Prices had already starting to climb when Russia invaded Ukraine. Many countries and companies, including Shell, cut ties with Russia as a result. Out of that chaos, the way in which energy is moved has shifted, Watkins said.
“The energy transition actually offers a lot of opportunity for us to not just bring a small group of people that can afford solar panels on their roof or electric vehicles in their garage, but it has an opportunity to actually bring everybody forward.”—Gretchen Watkins, Shell USA
Hydrocarbons in particular will continue to see a high degree of volatility and unpredictability in pricing.
“That said, coming from the Shell perspective, we have really not changed our strategy,” Watkins said. “We’re very much still focused on I would say, accelerating the energy transition, recognizing that hydrocarbons are still very, very necessary as evidenced by what's happened this year where we now see this trilemma of energy security, affordability, and sustainability coming right to the surface.”
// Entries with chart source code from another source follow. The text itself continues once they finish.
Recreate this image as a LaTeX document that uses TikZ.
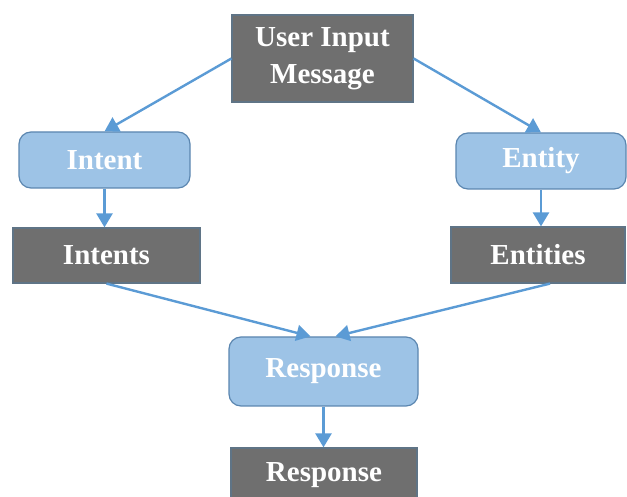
\documentclass[tikz,border=0pt]{standalone}
\usepackage{fontspec}
\setmainfont{Liberation Serif}
\usetikzlibrary{arrows.meta}

\definecolor{darkbox}{HTML}{6F6F6F}
\definecolor{darkedge}{HTML}{5F7486}
\definecolor{lightbox}{HTML}{9DC3E6}
\definecolor{lightedge}{HTML}{5B86B0}
\definecolor{flow}{HTML}{5B9BD5}

\begin{document}
\begin{tikzpicture}[x=0.5pt,y=-0.5pt,
    grey box/.style={draw=darkedge,fill=darkbox,text=white,line width=0.6pt,
        font=\fontsize{14.5}{18.5}\selectfont\bfseries,align=center,inner sep=0pt},
    blue box/.style={draw=lightedge,fill=lightbox,text=white,line width=0.6pt,
        rounded corners=6pt,font=\fontsize{14.5}{18.5}\selectfont\bfseries,inner sep=0pt},
    flow arrow/.style={draw=flow,line width=1.2pt,-{Triangle[length=7pt,width=8pt]}}]

% Page frame
\useasboundingbox (0,0) rectangle (627,497);
\clip (0,0) rectangle (627,497);

% Incoming message
\node[grey box,minimum width=90.5pt,minimum height=43.5pt] (msg) at (322.5,58.5) {User Input\\Message};

% Intent branch
\node[blue box,minimum width=85.5pt,minimum height=28pt] (intent) at (104.5,160) {Intent};
\node[grey box,minimum width=93.5pt,minimum height=27.5pt] (intents) at (106.5,255.5) {Intents};

% Entity branch
\node[blue box,minimum width=85pt,minimum height=28pt] (entity) at (541,161) {Entity};
\node[grey box,minimum width=87pt,minimum height=28pt] (entities) at (538,255) {Entities};

% Response
\node[blue box,minimum width=94.5pt,minimum height=34.5pt] (resp) at (323.5,371.5) {Response};
\node[grey box,minimum width=93pt,minimum height=27.5pt] (answer) at (324,475.5) {Response};

% Arrows
\draw[flow arrow] (msg.west) -- (intent.north);
\draw[flow arrow] (msg.east) -- (entity.north);
\draw[flow arrow] (intent) -- (intent |- intents.north);
\draw[flow arrow] (entity) -- (entity |- entities.north);
\draw[flow arrow] (intents.south) -- ([xshift=-6.5pt]resp.north);
\draw[flow arrow] ([xshift=6pt]entities.south) -- ([xshift=6pt]resp.north);
\draw[flow arrow] (resp) -- (resp |- answer.north);

\end{tikzpicture}
\end{document}
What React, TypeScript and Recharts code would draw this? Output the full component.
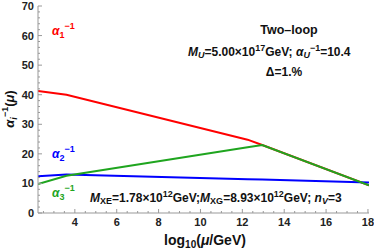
import { Line, LineChart, XAxis, YAxis } from 'recharts'

// log10(mu/GeV) break points and inverse couplings
const logMu1 = [2.24, 3.6, 12.25, 12.95, 18.05]
const alpha1Inv = [41.3, 40.0, 24.8, 23.0, 9.4]
const logMu2 = [2.24, 3.6, 12.25, 12.95, 18.05]
const alpha2Inv = [12.4, 13.0, 11.4, 11.3, 10.3]
const logMu3 = [2.24, 3.6, 12.25, 12.95, 18.05]
const alpha3Inv = [9.8, 12.6, 22.2, 23.0, 9.4]

const xMajor = [4, 6, 8, 10, 12, 14, 16, 18]
const xTicks = [
  2.5, 3, 3.5, 4, 4.5, 5, 5.5, 6, 6.5, 7, 7.5, 8, 8.5, 9, 9.5, 10, 10.5, 11, 11.5, 12, 12.5, 13, 13.5,
  14, 14.5, 15, 15.5, 16, 16.5, 17, 17.5, 18,
]
const yMajor = [0, 10, 20, 30, 40, 50, 60, 70]
const yTicks = [
  0, 2, 4, 6, 8, 10, 12, 14, 16, 18, 20, 22, 24, 26, 28, 30, 32, 34, 36, 38, 40, 42, 44, 46, 48, 50, 52,
  54, 56, 58, 60, 62, 64, 66, 68, 70,
]

const zip = (xs: number[], ys: number[]) => xs.map((x, i) => ({ x, y: ys[i] }))

const FRAME = '#999'
const FONT = '"Liberation Sans", Arial, sans-serif'
const tickText = { fontFamily: FONT, fontSize: 11, fontWeight: 700, fill: '#222' }

const BottomTick = (props: any) => {
  const { x, y, payload } = props
  const major = xMajor.includes(payload.value)
  return (
    <g>
      <line x1={x} y1={y} x2={x} y2={y - (major ? 4 : 2)} stroke={FRAME} />
      {major && (
        <text x={x} y={y + 13} textAnchor="middle" {...tickText}>
          {payload.value}
        </text>
      )}
    </g>
  )
}

const TopTick = (props: any) => {
  const { x, y, payload } = props
  const major = xMajor.includes(payload.value)
  return <line x1={x} y1={y} x2={x} y2={y + (major ? 4 : 2)} stroke={FRAME} />
}

const LeftTick = (props: any) => {
  const { x, y, payload } = props
  const major = yMajor.includes(payload.value)
  return (
    <g>
      <line x1={x} y1={y} x2={x + (major ? 4 : 2)} y2={y} stroke={FRAME} />
      {major && (
        <text x={x - 4} y={y + 4} textAnchor="end" {...tickText}>
          {payload.value}
        </text>
      )}
    </g>
  )
}

const RightTick = (props: any) => {
  const { x, y, payload } = props
  const major = yMajor.includes(payload.value)
  return <line x1={x} y1={y} x2={x - (major ? 4 : 2)} y2={y} stroke={FRAME} />
}

const labelStyle = { fontFamily: FONT, fontWeight: 700 }

export default function App() {
  return (
    <div style={{ position: 'absolute', left: 0, top: 0, width: 374, height: 252, background: '#fff' }}>
      <LineChart width={374} height={252} margin={{ top: 6, right: 5, bottom: 0, left: 0 }}>
        <XAxis
          dataKey="x"
          type="number"
          domain={[2.24, 18.05]}
          allowDataOverflow
          ticks={xTicks}
          interval={0}
          tickSize={0}
          tickMargin={0}
          tickLine={false}
          tick={<BottomTick />}
          height={39}
          axisLine={{ stroke: FRAME }}
        />
        <XAxis
          xAxisId="top"
          orientation="top"
          dataKey="x"
          type="number"
          domain={[2.24, 18.05]}
          allowDataOverflow
          ticks={xTicks}
          interval={0}
          tickSize={0}
          tickMargin={0}
          tickLine={false}
          tick={<TopTick />}
          height={0}
          axisLine={{ stroke: FRAME }}
        />
        <YAxis
          type="number"
          domain={[0, 70]}
          ticks={yTicks}
          interval={0}
          tickSize={0}
          tickMargin={0}
          tickLine={false}
          tick={<LeftTick />}
          width={38}
          axisLine={{ stroke: FRAME }}
        />
        <YAxis
          yAxisId="right"
          orientation="right"
          type="number"
          domain={[0, 70]}
          ticks={yTicks}
          interval={0}
          tickSize={0}
          tickMargin={0}
          tickLine={false}
          tick={<RightTick />}
          width={0}
          axisLine={{ stroke: FRAME }}
        />
        <Line data={zip(logMu1, alpha1Inv)} dataKey="y" stroke="#ff0000" strokeWidth={2} dot={false} isAnimationActive={false} />
        <Line data={zip(logMu2, alpha2Inv)} dataKey="y" stroke="#0000ff" strokeWidth={2} dot={false} isAnimationActive={false} />
        <Line data={zip(logMu3, alpha3Inv)} dataKey="y" stroke="#1fa51f" strokeWidth={2} dot={false} isAnimationActive={false} />
      </LineChart>
      <svg width={374} height={252} style={{ position: 'absolute', left: 0, top: 0, pointerEvents: 'none' }}>
        <text x={52} y={35} fill="#ff0000" fontSize={12} {...labelStyle}>
          <tspan fontStyle="italic">α</tspan>
          <tspan fontSize={9} dy={3}>1</tspan>
          <tspan fontSize={9} dy={-9}>−1</tspan>
        </text>
        <text x={52} y={158} fill="#0000ff" fontSize={12} {...labelStyle}>
          <tspan fontStyle="italic">α</tspan>
          <tspan fontSize={9} dy={3}>2</tspan>
          <tspan fontSize={9} dy={-9}>−1</tspan>
        </text>
        <text x={52} y={197} fill="#1fa51f" fontSize={12} {...labelStyle}>
          <tspan fontStyle="italic">α</tspan>
          <tspan fontSize={9} dy={3}>3</tspan>
          <tspan fontSize={9} dy={-9}>−1</tspan>
        </text>
        <text x={289} y={34} textAnchor="middle" fontSize={12.5} fill="#111" {...labelStyle}>
          Two–loop
        </text>
        <text x={188} y={56} fontSize={12} fill="#111" {...labelStyle}>
          <tspan fontStyle="italic">M</tspan>
          <tspan fontStyle="italic" fontSize={9} dy={2}>U</tspan>
          <tspan dy={-2}>=5.00×10</tspan>
          <tspan fontSize={9} dy={-5}>17</tspan>
          <tspan dy={5}>GeV; </tspan>
          <tspan fontStyle="italic">α</tspan>
          <tspan fontStyle="italic" fontSize={9} dy={2}>U</tspan>
          <tspan fontSize={9} dy={-7}>−1</tspan>
          <tspan dy={5}>=10.4</tspan>
        </text>
        <text x={284} y={76} textAnchor="middle" fontSize={12} fill="#111" {...labelStyle}>
          Δ=1.%
        </text>
        <text x={90} y={202} fontSize={12} fill="#111" {...labelStyle}>
          <tspan fontStyle="italic">M</tspan>
          <tspan fontSize={9} dy={2}>XE</tspan>
          <tspan dy={-2}>=1.78×10</tspan>
          <tspan fontSize={9} dy={-5}>12</tspan>
          <tspan dy={5}>GeV;</tspan>
          <tspan fontStyle="italic">M</tspan>
          <tspan fontSize={9} dy={2}>XG</tspan>
          <tspan dy={-2}>=8.93×10</tspan>
          <tspan fontSize={9} dy={-5}>12</tspan>
          <tspan dy={5}>GeV; </tspan>
          <tspan fontStyle="italic">n</tspan>
          <tspan fontStyle="italic" fontSize={9} dy={2}>V</tspan>
          <tspan dy={-2}>=3</tspan>
        </text>
        <text x={205} y={245} textAnchor="middle" fontSize={14} fill="#111" {...labelStyle}>
          <tspan>log</tspan>
          <tspan fontSize={10} dy={3}>10</tspan>
          <tspan dy={-3}>(</tspan>
          <tspan fontStyle="italic">μ</tspan>
          <tspan>/GeV)</tspan>
        </text>
        <text x={14} y={109} textAnchor="middle" fontSize={13} fill="#111" transform="rotate(-90 14 109)" {...labelStyle}>
          <tspan fontStyle="italic">α</tspan>
          <tspan fontStyle="italic" fontSize={9} dy={3}>i</tspan>
          <tspan fontSize={9} dy={-9}>−1</tspan>
          <tspan dy={6}>(</tspan>
          <tspan fontStyle="italic">μ</tspan>
          <tspan>)</tspan>
        </text>
      </svg>
    </div>
  )
}
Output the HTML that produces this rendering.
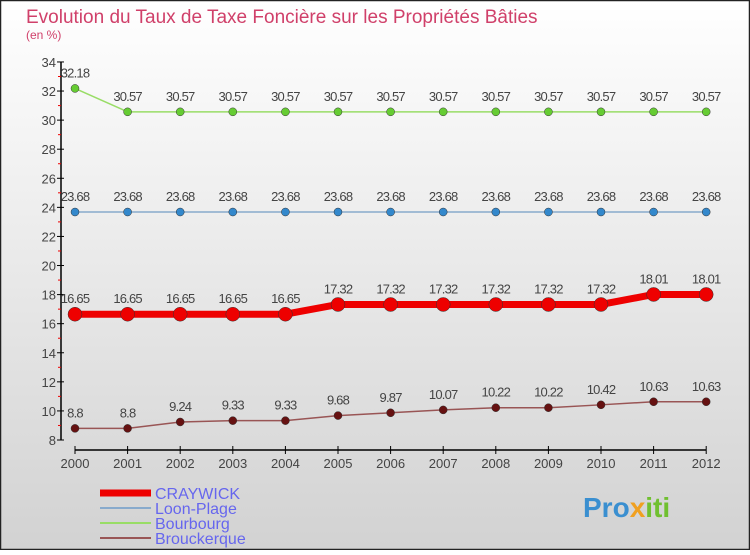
<!DOCTYPE html>
<html><head><meta charset="utf-8"><style>
html,body{margin:0;padding:0}
body{width:750px;height:550px;overflow:hidden;font-family:"Liberation Sans",sans-serif}
</style></head><body>
<svg width="750" height="550" xmlns="http://www.w3.org/2000/svg" id="svg">
<defs><linearGradient id="bg" x1="0" y1="0" x2="0" y2="1"><stop offset="0" stop-color="#ffffff"/><stop offset="1" stop-color="#d2d2d2"/></linearGradient></defs>
<rect x="0.5" y="0.5" width="749" height="549" fill="url(#bg)" stroke="#222" stroke-width="1.5"/>
<text x="26" y="23" font-size="19" fill="#d0406a">Evolution du Taux de Taxe Foncière sur les Propriétés Bâties</text>
<text x="26" y="39" font-size="12" fill="#d0406a">(en %)</text>
<g id="axes"></g><g id="series"></g><g id="legend"></g>
<text x="583" y="517" font-size="28" font-weight="bold" fill="#3a8fd0">Pro<tspan fill="#f0a020">x</tspan><tspan fill="#70c030">iti</tspan></text>
</svg>
<script>
const years=[2000,2001,2002,2003,2004,2005,2006,2007,2008,2009,2010,2011,2012];
const craywick=[16.65,16.65,16.65,16.65,16.65,17.32,17.32,17.32,17.32,17.32,17.32,18.01,18.01];
const loon=[23.68,23.68,23.68,23.68,23.68,23.68,23.68,23.68,23.68,23.68,23.68,23.68,23.68];
const bourbourg=[32.18,30.57,30.57,30.57,30.57,30.57,30.57,30.57,30.57,30.57,30.57,30.57,30.57];
const brouck=[8.8,8.8,9.24,9.33,9.33,9.68,9.87,10.07,10.22,10.22,10.42,10.63,10.63];
const yTicks=[8,10,12,14,16,18,20,22,24,26,28,30,32,34];
const NS="http://www.w3.org/2000/svg";
const X=i=>75+i*52.6, Y=v=>440-(v-8)*14.54;
function mk(p,t,a){const e=document.createElementNS(NS,t);for(const k in a)e.setAttribute(k,a[k]);p.appendChild(e);return e;}
const ax=document.getElementById('axes');
let e=mk(ax,'line',{x1:61,y1:Y(34),x2:61,y2:Y(8),stroke:'#000','stroke-width':1.5});

e=mk(ax,'line',{x1:75,y1:450,x2:706,y2:450,stroke:'#000','stroke-width':1.5});

yTicks.forEach(v=>{
 mk(ax,'line',{x1:57,y1:Y(v),x2:64,y2:Y(v),stroke:'#000'});
 if(v<34)mk(ax,'line',{x1:58,y1:Y(v+1),x2:61,y2:Y(v+1),stroke:'#e00'});
 const t=mk(ax,'text',{x:56,y:Y(v)+5,'text-anchor':'end','font-size':13,fill:'#444'});t.textContent=v;
 
});
years.forEach((y,i)=>{
 mk(ax,'line',{x1:X(i),y1:446,x2:X(i),y2:454,stroke:'#000'});
 const t=mk(ax,'text',{x:X(i),y:468,'text-anchor':'middle','font-size':13,fill:'#444'});t.textContent=y;
 
});
const sg=document.getElementById('series');
function series(name,vals,color,w,r,dot){
 const g=mk(sg,'g',{});
 mk(g,'polyline',{points:vals.map((v,i)=>X(i)+','+Y(v)).join(' '),fill:'none',stroke:color,'stroke-width':w,'stroke-linejoin':'round'});
 vals.forEach((v,i)=>{
  const c=mk(g,'circle',{cx:X(i),cy:Y(v),r:r,fill:dot,stroke:'#333','stroke-width':0.5});
  
  const t=mk(g,'text',{x:X(i),y:Y(v)-11,'text-anchor':'middle','font-size':13,fill:'#444','letter-spacing':'-0.8'});t.textContent=v;
  
 });
}
series('bourbourg',bourbourg,'#99dd66',1.5,4,'#66cc33');
series('loon-plage',loon,'#88aacc',1.5,4,'#3388cc');
series('brouckerque',brouck,'#995555',1.5,4,'#661111');
series('craywick',craywick,'#ee0000',7,7,'#ee0000');
const lg=document.getElementById('legend');
[['CRAYWICK','#ee0000',7],['Loon-Plage','#88aacc',2],['Bourbourg','#99dd66',2],['Brouckerque','#995555',2]].forEach((d,i)=>{
 const y=493+i*15;
 const g=mk(lg,'g',{});
 mk(g,'line',{x1:100,y1:y,x2:151,y2:y,stroke:d[1],'stroke-width':d[2]});
 const t=mk(g,'text',{x:155,y:y+6,'font-size':16,fill:'#6666ee'});t.textContent=d[0];
});
</script>
</body></html>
But Watkins said federal permitting for renewable and offshore drilling should be reformed now.
“We can’t get permits for wind installations on the East Coast of the United States. We can’t get permits for wells that we want to drill in the Gulf of Mexico,” Watkins said.
U.S. as dominant energy producer
Rice said that the oil and gas industry has the potential to bring unprecedented energy security to the U.S. and the world stage, with the “energy equivalent of adding 10 million barrels a day of clean energy.”
That gives the U.S. the ability to free itself from the “whims of OPEC when they make their cuts” if policymakers allow American energy and LNG to be unleashed.
“It’s a massive opportunity for us and it’s going to be the biggest energy security blanket for Americans and also … help address the energy shortage that the world is in right now,” he said.
Rice said he’s spent much of the year advocating and raising awareness for people to understand U.S. doesn’t have to be beholden to Iran or OPEC.
“We are not the lambs waiting to be sacrificed to weather,” he said. “I mean we are the lions in this and we have a real major league opportunity. We just need some cooperation to help get some pipelines built.”
Natural gas operators are ready to step up and meet the needs of world while also lowering emissions.
Watkins said that U.S. oil and gas has the smallest carbon footprint of any hydrocarbon available to U.S. consumers.
“When I look at where Shell plays in that, we’re the largest producer of oil and gas in the U.S. Gulf of Mexico. When those barrels and molecules hit the shore of Louisiana that is the best hydrocarbons that can be consumed in this country. Full stop,” she said.